The TAs are being paid for the extra hours they put in to attend staff meetings and spend more liaison time with teachers. And when they’re covering a lesson, they get a higher rate. But with only an extra pound;6,500 promised in next year’s budget to enable remodelling - a sum Ms Robertson describes as “insultingly meagre” - there’s not enough to sustain existing staffing.

“It’s not that I don’t feel capable of teaching whole classes,” says assistant Sharon Charlesworth. “I just don’t see why I should do the work of the teacher if I’m not paid the same money.” The financial fly in the ointment also means some of the TAs’ other tasks, such as providing one-to-one support, have had to be reduced, with more cuts likely elsewhere to balance the budget. “This is one of the most important initiatives since the national curriculum,” says Ms Robertson. “But the Government isn’t funding it properly.”

Only five years after coming out of special measures, Huntington doesn’t want money worries getting in the way of its progress. The village and the school, on the edge of the West Midlands conurbation, have been through some hard times since the local pit closed in the 1980s. Nurturing self-esteem in the staffroom, the classroom and the community has been an important element in Ms Robertson’s creative approach. “My predecessor did a good job of stabilising the school, but there was still a great deal of fear and anxiety among the staff,” she says. “Going into special measures de-professionalises teachers. They lose sight of what they know.”

But if staff were once reluctant to try new ideas, that has certainly changed. “We’re not afraid to give anything a go,” says Lesley Bennett, team leader for years 1 and 2. And so brain gym, meditation tapes, philosophy classes and t’ai chi all feature, while classrooms have a “peace bowl” filled with smooth stones and a candle. “We light the candle and then invite the children to send out love to the world or to each other.” This might sound like the sort of thing schools get away with in leafy suburbs, but what do parents in a traditional former mining village make of it all? “One or two asked us what the point is,” says Ms Bennett. “In fact they’ve been quite cross.
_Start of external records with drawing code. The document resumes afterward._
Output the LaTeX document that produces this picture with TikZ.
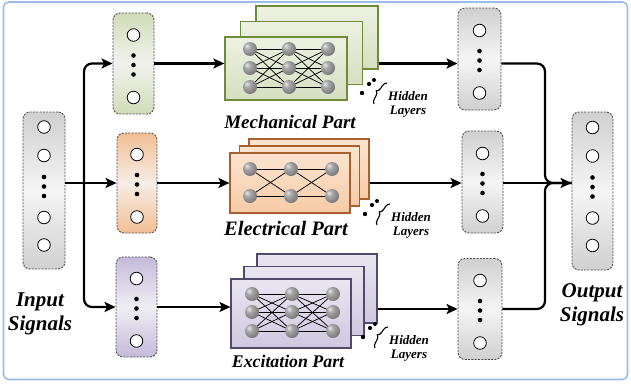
\documentclass[tikz,border=0pt]{standalone}
\usepackage{fontspec}
\setmainfont{Liberation Serif}
\usetikzlibrary{arrows.meta,calc,decorations.pathreplacing}
\definecolor{frameblue}{HTML}{9DBDE8}
\definecolor{graytop}{HTML}{D0D0D0}
\definecolor{graymid}{HTML}{F5F5F5}
\definecolor{greentop}{HTML}{D0DCB8}
\definecolor{greenmid}{HTML}{F2F2EE}
\definecolor{orangetop}{HTML}{F2BE95}
\definecolor{orangemid}{HTML}{F6EEE6}
\definecolor{purpletop}{HTML}{C4BAD9}
\definecolor{purplemid}{HTML}{EFEEF3}
\definecolor{mechA}{HTML}{EDF1E2}
\definecolor{mechB}{HTML}{D5DFC0}
\definecolor{mechD}{HTML}{6F8B3A}
\definecolor{elecA}{HTML}{FCE4CF}
\definecolor{elecB}{HTML}{F6CBA7}
\definecolor{elecD}{HTML}{A8602E}
\definecolor{excA}{HTML}{E9E6F1}
\definecolor{excB}{HTML}{CFC8E0}
\definecolor{excD}{HTML}{4F4A6A}
\definecolor{ballhi}{HTML}{E6E6E6}
\definecolor{ballmid}{HTML}{A6A6A6}
\definecolor{balldk}{HTML}{7C7C7C}
\definecolor{balledge}{HTML}{5E5E5E}
\pgfdeclareradialshading{softball}{\pgfqpoint{-12bp}{12bp}}{%
  color(0bp)=(ballhi); color(12bp)=(ballmid); color(30bp)=(balldk);
  color(50bp)=(balledge); color(70bp)=(balledge)}

\newcommand\sigthree[1]{%
  \foreach \d in {-28.5,34}{\draw[hole] ($(#1)+(0,\d)$) circle[radius=6.3pt];}
  \foreach \d in {-8,1.5,11}{\fill ($(#1)+(0,\d)$) circle[radius=2.3pt];}
}
\newcommand\sigfour[1]{%
  \foreach \d in {-63.5,-35,27,54.5}{\draw[hole] ($(#1)+(0,\d)$) circle[radius=6.3pt];}
  \foreach \d in {-13.5,-4,5.5}{\fill ($(#1)+(0,\d)$) circle[radius=2.3pt];}
}
\newcommand\netnine[7]{%
  \foreach \i in {#5,#6,#7}{\foreach \j in {#5,#6,#7}{%
    \draw[netline] ($(#1)+(#2,\i)$) -- ($(#1)+(#3,\j)$);
    \draw[netline] ($(#1)+(#3,\i)$) -- ($(#1)+(#4,\j)$);}}
  \foreach \c in {#2,#3,#4}{\foreach \r in {#5,#6,#7}{%
    \shade[shading=softball] ($(#1)+(\c,\r)$) circle[radius=7pt];}}
}
\newcommand\netsix[6]{%
  \foreach \i in {#5,#6}{\foreach \j in {#5,#6}{%
    \draw[netline] ($(#1)+(#2,\i)$) -- ($(#1)+(#3,\j)$);
    \draw[netline] ($(#1)+(#3,\i)$) -- ($(#1)+(#4,\j)$);}}
  \foreach \c in {#2,#3,#4}{\foreach \r in {#5,#6}{%
    \shade[shading=softball] ($(#1)+(\c,\r)$) circle[radius=7pt];}}
}
\newcommand\hiddenmark[2]{%
  \fill ($(#2)+(0,0)$) circle[radius=2.2pt];
  \fill ($(#2)+(7,-9)$) circle[radius=2.1pt];
  \fill ($(#2)+(12,-13)$) circle[radius=2pt];
  \draw[line width=1.1pt, decorate, decoration={brace, amplitude=5pt, aspect=0.5}]
    ($(#2)+(12,11)$) -- ($(#2)+(25,-10)$);
  \node[hidtext] (#1) at ($(#2)+(46,11)$) {Hidden\\[-1pt]Layers};
}

\begin{document}
\begin{tikzpicture}[x=1pt,y=-1pt,
  sigbox/.style={draw=black!70, dash pattern=on 2pt off 1.3pt, line width=0.9pt,
    rounded corners=7pt, inner sep=0pt},
  graybox/.style={sigbox, top color=graytop, bottom color=graytop, middle color=graymid},
  greenbox/.style={sigbox, top color=greentop, bottom color=greentop, middle color=greenmid},
  orangebox/.style={sigbox, top color=orangetop, bottom color=orangetop, middle color=orangemid},
  purplebox/.style={sigbox, top color=purpletop, bottom color=purpletop, middle color=purplemid},
  hole/.style={fill=white, draw=black, line width=0.8pt},
  netline/.style={line width=0.75pt, black},
  mechrect/.style={draw=mechD, line width=1.2pt, top color=mechA, bottom color=mechB,
    minimum width=122pt, minimum height=63pt, inner sep=0pt},
  elecrect/.style={draw=elecD, line width=1.2pt, top color=elecA, bottom color=elecB,
    minimum width=120pt, minimum height=60pt, inner sep=0pt},
  excrect/.style={draw=excD, line width=1.2pt, top color=excA, bottom color=excB,
    minimum width=120pt, minimum height=69pt, inner sep=0pt},
  conn/.style={line width=2.2pt, black},
  arr/.style={conn, -{Stealth[length=11pt,width=10pt,inset=2.5pt]}},
  hidtext/.style={font=\fontsize{13}{15}\selectfont\bfseries\itshape, align=center, inner sep=0pt},
  partlabel/.style={font=\bfseries\itshape, anchor=base, inner sep=0pt},
  siglabel/.style={font=\fontsize{21}{24}\selectfont\bfseries\itshape, align=center, inner sep=0pt}
]
\useasboundingbox (0,0) rectangle (631,386);
\fill[white] (0,0) rectangle (631,386);
\draw[frameblue, line width=1.6pt, rounded corners=5pt] (3.5,2) rectangle (627.5,379.5);

% signal boxes
\node[graybox, minimum width=42pt, minimum height=157pt] (in) at (44,190.5) {};
\node[greenbox, minimum width=41pt, minimum height=101pt] (g) at (133.5,63.5) {};
\node[orangebox, minimum width=40pt, minimum height=100pt] (o) at (137,183) {};
\node[purplebox, minimum width=41pt, minimum height=100pt] (p) at (136.5,307) {};
\node[graybox, minimum width=43pt, minimum height=102pt] (r1) at (479.5,59) {};
\node[graybox, minimum width=41pt, minimum height=102pt] (r2) at (482.5,182) {};
\node[graybox, minimum width=44pt, minimum height=101pt] (r3) at (480,309) {};
\node[graybox, minimum width=41pt, minimum height=158pt] (out) at (592.5,191) {};
\sigfour{in}
\sigfour{out}
\sigthree{g}
\sigthree{o}
\sigthree{p}
\sigthree{r1}
\sigthree{r2}
\sigthree{r3}

% stacked parts
\node[mechrect] (mb) at (317,37.5) {};
\node[mechrect] (mm) at (301.5,53) {};
\node[mechrect] (mf) at (286,68.5) {};
\netnine{mf}{-36}{3}{42}{-19.5}{-0.5}{18.5}

\node[elecrect] (eb) at (309,169) {};
\node[elecrect] (em) at (299.5,176) {};
\node[elecrect] (ef) at (290,183) {};
\netsix{ef}{-40}{1}{42}{-14}{13}

\node[excrect] (xb) at (317,288.5) {};
\node[excrect] (xm) at (304,301) {};
\node[excrect] (xf) at (291,313.5) {};
\netnine{xf}{-39}{1}{42}{-19.5}{-1.5}{17.5}

% hidden layer marks
\hiddenmark{hm}{362,93}
\hiddenmark{he}{365,214}
\hiddenmark{hx}{363,337}

% labels
\node[partlabel, font=\fontsize{19}{21}\selectfont\bfseries\itshape] (lm) at (290,128) {Mechanical Part};
\node[partlabel, font=\fontsize{20.5}{22}\selectfont\bfseries\itshape] (le) at (286,235) {Electrical Part};
\node[partlabel, font=\fontsize{17.8}{20}\selectfont\bfseries\itshape] (lx) at (288,367) {Excitation Part};
\node[siglabel] (lin) at (40,314) {Input\\Signals};
\node[siglabel] (lout) at (592,305) {Output\\Signals};

% input connectors
\coordinate (br) at (84,183);
\draw[arr] (in.east |- o.west) -- (o.west);
\draw[arr, rounded corners=8pt] (br) |- (g.west);
\draw[arr, rounded corners=8pt] (br) |- (p.west);

% into parts
\draw[arr] (g.east) -- (mf.west |- g.east);
\draw[arr] (o.east) -- (ef.west |- o.east);
\draw[arr] (p.east) -- (xf.west |- p.east);

% out of parts
\draw[arr] (mb.east |- g.east) -- (r1.west |- g.east);
\draw[arr] (eb.east |- o.east) -- (r2.west |- o.east);
\draw[arr] (xb.east |- r3.west) -- (r3.west);

% merge to output
\coordinate (jn) at (545,183);
\draw[conn, rounded corners=8pt] (r1.east |- g.east) -| (jn) -- (out.west |- jn);
\draw[conn, rounded corners=8pt] (r3.east) -| (jn) -- (out.west |- jn);
\draw[arr] (r2.east |- jn) -- (out.west |- jn);
\end{tikzpicture}
\end{document}
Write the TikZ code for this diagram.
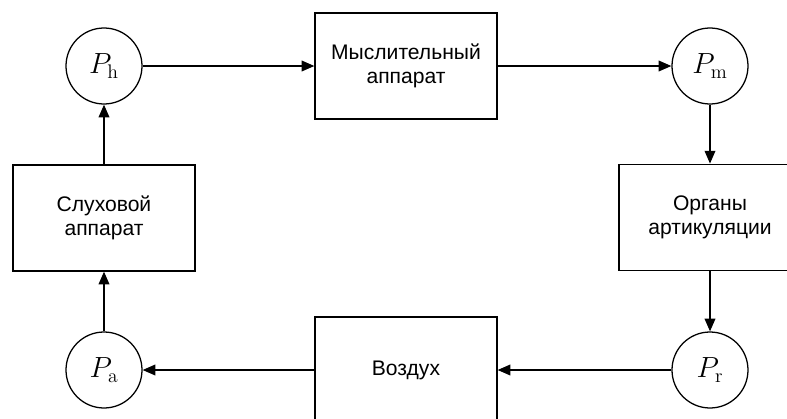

But when they see the work the children produce, they’re happy. If we are educating the whole person and developing creativity, we can’t ignore the spiritual side. We want children to be sensitive to others and to think about the world.”

If Huntington had a motto, it would probably be “sensitivity and creativity”. The standard of artwork on display is outstanding and the school pays for music lessons for any child wanting to learn an instrument.

A recent two-week programme of work on fair trade also touched on political sensitivities. “Some children struggled with their emotions,” says Ms Robertson. “They found the feelings of unfairness and injustice difficult to cope with.”

But Huntington pupils take most things confidently in their stride, especially when it comes to their own learning. They talk frankly about their work, which they are encouraged to mark themselves. But isn’t marking part of the teacher’s job? Dumb question. “No, it’s our job,” says one pupil. “How else are we going to learn from our mistakes?”

Many children also have a “learning interview” with Ms Robertson, where they reflect on how they learn best, which teaching styles they respond to, and what difficulties they have faced. Asked to identify possible obstacles to learning, one child suggests a particular class is too noisy. Another complains that one of her teachers shouts. With comments fed back to staff, it’s the kind of pupil power that even some secondary schools are reluctant to tap into. Here at Huntington it’s seen as a natural consequence of asking children to take ownership of their learning from the day they start school.

“As soon as I started interviewing the children about their learning I thought, ‘Why have I never done this before?’” says Ms Robertson. “They have all the answers.”